Lange wird die Gruppe die Aktion aber nicht mehr tragen können. Verpflichtungen wie Studium, Schule und Job stehen bei den Helfern demnächst wieder. „Ab August können wir das leider nicht mehr machen. Das Sozialmobil der Tafel liefert zwar wieder ab Anfang August Lebensmittel aus, aber nur drei Mal pro Woche. Als ob die Leute an den restlichen Tagen keinen Hunger hätten. Es ist peinlich, dass die Unterstützung für die Ärmsten einfach wegbricht und eine Stadt wie Wuppertal da nichts macht“, sagt Dean. Und Johanna fügt hinzu: „Wir kriegen das mit paar Leute hin. Es ist lösbar mit Kleingeld.

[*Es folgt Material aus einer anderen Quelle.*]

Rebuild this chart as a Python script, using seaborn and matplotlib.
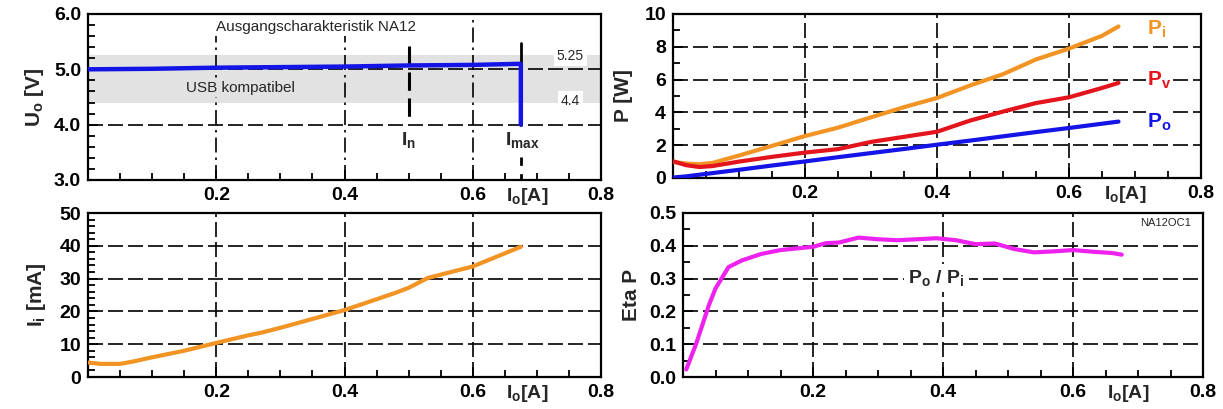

Warum schafft das die Stadt nicht?“

Auch wenn die beiden bald nicht mehr ihre täglichen Touren machen können, den Kontakt zu den Menschen auf der Straße möchten sie aufrecht erhalten und sie zwischendurch auch bisschen versorgen. „Wir haben ja auch Freundschaften geschlossen“, sagen Johanna und Dean.